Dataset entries
________________________________________

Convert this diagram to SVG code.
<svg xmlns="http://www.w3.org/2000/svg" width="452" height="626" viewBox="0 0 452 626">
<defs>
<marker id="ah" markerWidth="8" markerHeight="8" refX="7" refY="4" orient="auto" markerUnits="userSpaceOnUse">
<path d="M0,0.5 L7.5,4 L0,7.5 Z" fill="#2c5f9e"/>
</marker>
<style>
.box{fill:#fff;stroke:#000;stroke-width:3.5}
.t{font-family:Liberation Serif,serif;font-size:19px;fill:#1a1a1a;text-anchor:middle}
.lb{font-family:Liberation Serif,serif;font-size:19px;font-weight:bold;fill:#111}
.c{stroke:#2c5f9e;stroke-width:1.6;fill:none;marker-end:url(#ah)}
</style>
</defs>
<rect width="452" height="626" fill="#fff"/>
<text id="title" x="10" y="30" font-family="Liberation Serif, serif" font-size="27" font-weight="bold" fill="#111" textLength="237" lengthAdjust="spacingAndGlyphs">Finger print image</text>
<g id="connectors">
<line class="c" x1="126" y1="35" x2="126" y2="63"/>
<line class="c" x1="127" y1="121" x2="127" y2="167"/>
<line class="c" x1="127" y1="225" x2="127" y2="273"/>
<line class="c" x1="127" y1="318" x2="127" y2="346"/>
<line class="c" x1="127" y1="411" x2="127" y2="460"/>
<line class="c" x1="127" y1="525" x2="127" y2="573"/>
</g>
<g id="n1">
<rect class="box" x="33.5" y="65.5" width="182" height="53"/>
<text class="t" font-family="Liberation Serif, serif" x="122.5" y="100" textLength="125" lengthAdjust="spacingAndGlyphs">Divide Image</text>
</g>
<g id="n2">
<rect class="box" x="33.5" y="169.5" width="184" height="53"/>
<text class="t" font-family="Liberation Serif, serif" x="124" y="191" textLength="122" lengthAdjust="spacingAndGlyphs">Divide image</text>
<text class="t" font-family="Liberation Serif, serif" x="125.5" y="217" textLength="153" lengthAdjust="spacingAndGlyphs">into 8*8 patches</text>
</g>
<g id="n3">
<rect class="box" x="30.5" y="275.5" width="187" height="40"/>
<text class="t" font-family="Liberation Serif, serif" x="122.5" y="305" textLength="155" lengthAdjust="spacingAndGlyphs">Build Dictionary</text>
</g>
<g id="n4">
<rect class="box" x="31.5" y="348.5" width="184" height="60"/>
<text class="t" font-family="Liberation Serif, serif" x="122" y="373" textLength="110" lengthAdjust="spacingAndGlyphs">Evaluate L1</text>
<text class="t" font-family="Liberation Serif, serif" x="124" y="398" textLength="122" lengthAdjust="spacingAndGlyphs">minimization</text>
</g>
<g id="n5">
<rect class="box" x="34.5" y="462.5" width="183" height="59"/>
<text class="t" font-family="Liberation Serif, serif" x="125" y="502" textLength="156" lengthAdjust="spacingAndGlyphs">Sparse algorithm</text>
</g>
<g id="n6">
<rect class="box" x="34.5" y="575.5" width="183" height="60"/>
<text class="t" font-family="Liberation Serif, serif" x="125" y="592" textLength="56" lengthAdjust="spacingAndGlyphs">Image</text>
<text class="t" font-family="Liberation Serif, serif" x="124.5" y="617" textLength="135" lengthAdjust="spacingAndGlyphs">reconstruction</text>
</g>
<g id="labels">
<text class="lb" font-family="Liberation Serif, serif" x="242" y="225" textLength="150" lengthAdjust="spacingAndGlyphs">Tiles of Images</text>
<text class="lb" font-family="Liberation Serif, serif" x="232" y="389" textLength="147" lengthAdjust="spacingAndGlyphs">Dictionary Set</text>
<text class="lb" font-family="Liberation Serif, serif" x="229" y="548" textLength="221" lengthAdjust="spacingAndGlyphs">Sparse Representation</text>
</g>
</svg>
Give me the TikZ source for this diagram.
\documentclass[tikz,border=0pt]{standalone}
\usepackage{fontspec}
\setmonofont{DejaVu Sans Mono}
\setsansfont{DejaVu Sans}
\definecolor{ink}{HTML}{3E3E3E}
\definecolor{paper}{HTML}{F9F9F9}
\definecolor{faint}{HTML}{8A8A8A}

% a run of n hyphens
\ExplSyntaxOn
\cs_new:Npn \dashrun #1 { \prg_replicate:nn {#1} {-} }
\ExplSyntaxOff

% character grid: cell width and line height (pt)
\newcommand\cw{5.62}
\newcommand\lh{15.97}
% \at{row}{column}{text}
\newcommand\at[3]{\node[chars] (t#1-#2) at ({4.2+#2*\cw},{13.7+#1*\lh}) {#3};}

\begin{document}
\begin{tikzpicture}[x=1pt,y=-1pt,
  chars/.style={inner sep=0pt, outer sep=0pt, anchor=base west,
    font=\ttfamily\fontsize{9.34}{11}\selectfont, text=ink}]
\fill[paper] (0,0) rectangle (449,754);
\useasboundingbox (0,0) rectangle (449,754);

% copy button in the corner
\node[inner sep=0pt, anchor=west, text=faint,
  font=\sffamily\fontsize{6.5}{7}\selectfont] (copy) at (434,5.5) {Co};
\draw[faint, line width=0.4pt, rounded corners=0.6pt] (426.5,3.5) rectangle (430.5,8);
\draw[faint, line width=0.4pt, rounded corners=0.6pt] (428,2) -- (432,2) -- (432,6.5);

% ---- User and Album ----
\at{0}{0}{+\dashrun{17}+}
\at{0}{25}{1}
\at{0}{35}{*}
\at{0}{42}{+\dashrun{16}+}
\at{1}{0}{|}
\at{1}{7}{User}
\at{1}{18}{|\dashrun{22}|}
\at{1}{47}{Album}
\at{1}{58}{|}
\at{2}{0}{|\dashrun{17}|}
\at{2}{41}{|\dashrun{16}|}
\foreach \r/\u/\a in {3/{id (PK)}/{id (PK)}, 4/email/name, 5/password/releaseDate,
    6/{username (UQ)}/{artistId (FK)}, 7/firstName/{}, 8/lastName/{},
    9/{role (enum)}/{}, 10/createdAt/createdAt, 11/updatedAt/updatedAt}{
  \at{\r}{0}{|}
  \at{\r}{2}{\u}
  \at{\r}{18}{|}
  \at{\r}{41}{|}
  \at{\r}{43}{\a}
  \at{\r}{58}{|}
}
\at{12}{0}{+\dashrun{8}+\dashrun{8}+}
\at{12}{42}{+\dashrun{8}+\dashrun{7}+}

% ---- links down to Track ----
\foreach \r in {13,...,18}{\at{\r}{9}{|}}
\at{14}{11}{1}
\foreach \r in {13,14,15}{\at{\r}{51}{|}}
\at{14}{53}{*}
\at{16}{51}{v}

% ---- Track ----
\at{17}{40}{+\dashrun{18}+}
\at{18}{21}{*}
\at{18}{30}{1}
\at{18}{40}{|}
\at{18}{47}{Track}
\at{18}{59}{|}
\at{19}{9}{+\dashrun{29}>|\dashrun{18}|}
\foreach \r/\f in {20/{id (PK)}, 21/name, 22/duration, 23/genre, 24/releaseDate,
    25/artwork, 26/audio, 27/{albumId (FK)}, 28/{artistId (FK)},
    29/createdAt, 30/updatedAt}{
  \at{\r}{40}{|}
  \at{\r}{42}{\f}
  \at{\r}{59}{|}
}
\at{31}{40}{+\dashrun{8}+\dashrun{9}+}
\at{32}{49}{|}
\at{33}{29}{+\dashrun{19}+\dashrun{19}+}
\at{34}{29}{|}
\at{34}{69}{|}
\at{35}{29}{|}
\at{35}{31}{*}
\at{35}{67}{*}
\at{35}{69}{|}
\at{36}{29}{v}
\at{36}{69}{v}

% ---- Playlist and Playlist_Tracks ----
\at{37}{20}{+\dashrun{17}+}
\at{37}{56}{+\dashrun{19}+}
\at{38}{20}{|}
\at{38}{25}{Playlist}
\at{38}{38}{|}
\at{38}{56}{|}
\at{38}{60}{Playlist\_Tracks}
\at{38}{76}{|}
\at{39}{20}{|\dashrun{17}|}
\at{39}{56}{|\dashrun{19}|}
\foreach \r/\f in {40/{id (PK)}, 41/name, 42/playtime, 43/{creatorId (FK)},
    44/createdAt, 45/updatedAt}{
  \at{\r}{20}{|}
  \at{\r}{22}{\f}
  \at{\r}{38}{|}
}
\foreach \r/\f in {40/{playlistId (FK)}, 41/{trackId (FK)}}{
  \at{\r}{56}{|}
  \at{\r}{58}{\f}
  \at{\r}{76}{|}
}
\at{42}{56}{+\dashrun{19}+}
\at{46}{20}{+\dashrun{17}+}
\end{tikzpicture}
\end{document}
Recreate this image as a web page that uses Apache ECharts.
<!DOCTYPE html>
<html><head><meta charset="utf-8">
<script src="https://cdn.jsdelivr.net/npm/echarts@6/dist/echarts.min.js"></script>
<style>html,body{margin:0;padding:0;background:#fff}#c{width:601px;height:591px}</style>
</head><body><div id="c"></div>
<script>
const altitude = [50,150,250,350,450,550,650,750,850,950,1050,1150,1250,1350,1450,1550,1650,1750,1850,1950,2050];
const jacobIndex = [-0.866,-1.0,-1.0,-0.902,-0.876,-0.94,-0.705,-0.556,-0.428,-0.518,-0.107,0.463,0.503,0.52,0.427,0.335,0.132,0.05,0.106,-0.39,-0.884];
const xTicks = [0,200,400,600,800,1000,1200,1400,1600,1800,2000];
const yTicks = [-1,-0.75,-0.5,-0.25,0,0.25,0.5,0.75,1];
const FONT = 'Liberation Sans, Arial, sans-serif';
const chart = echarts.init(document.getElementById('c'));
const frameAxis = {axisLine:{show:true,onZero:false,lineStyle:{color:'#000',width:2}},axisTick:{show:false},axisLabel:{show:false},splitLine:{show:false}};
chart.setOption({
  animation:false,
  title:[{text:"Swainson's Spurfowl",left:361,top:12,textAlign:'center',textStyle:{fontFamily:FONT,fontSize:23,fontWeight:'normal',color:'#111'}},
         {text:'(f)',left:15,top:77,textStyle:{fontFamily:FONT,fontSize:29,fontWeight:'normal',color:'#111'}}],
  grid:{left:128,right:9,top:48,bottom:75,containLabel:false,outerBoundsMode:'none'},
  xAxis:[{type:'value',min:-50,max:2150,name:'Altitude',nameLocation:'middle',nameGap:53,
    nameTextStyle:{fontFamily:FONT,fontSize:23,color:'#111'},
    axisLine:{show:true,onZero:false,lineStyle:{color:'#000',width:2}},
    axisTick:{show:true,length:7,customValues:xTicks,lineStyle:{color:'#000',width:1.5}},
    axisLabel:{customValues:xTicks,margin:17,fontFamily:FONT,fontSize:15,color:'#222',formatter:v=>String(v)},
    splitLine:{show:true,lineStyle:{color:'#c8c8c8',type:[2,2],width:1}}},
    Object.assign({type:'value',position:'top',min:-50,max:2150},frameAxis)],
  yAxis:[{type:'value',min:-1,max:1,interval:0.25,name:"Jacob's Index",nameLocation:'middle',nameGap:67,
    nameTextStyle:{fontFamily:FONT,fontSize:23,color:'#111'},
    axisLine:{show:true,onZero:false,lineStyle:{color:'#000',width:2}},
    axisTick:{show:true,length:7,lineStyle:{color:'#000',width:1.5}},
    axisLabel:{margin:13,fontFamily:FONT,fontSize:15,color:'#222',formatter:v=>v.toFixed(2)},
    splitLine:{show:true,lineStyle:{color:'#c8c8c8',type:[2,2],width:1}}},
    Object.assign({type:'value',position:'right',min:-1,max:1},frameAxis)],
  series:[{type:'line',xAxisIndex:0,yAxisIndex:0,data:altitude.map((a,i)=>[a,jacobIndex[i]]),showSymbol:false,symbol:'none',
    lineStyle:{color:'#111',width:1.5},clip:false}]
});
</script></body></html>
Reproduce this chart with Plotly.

________________________________________

Report how many lines of the preceding records include "this". Output the number only.

4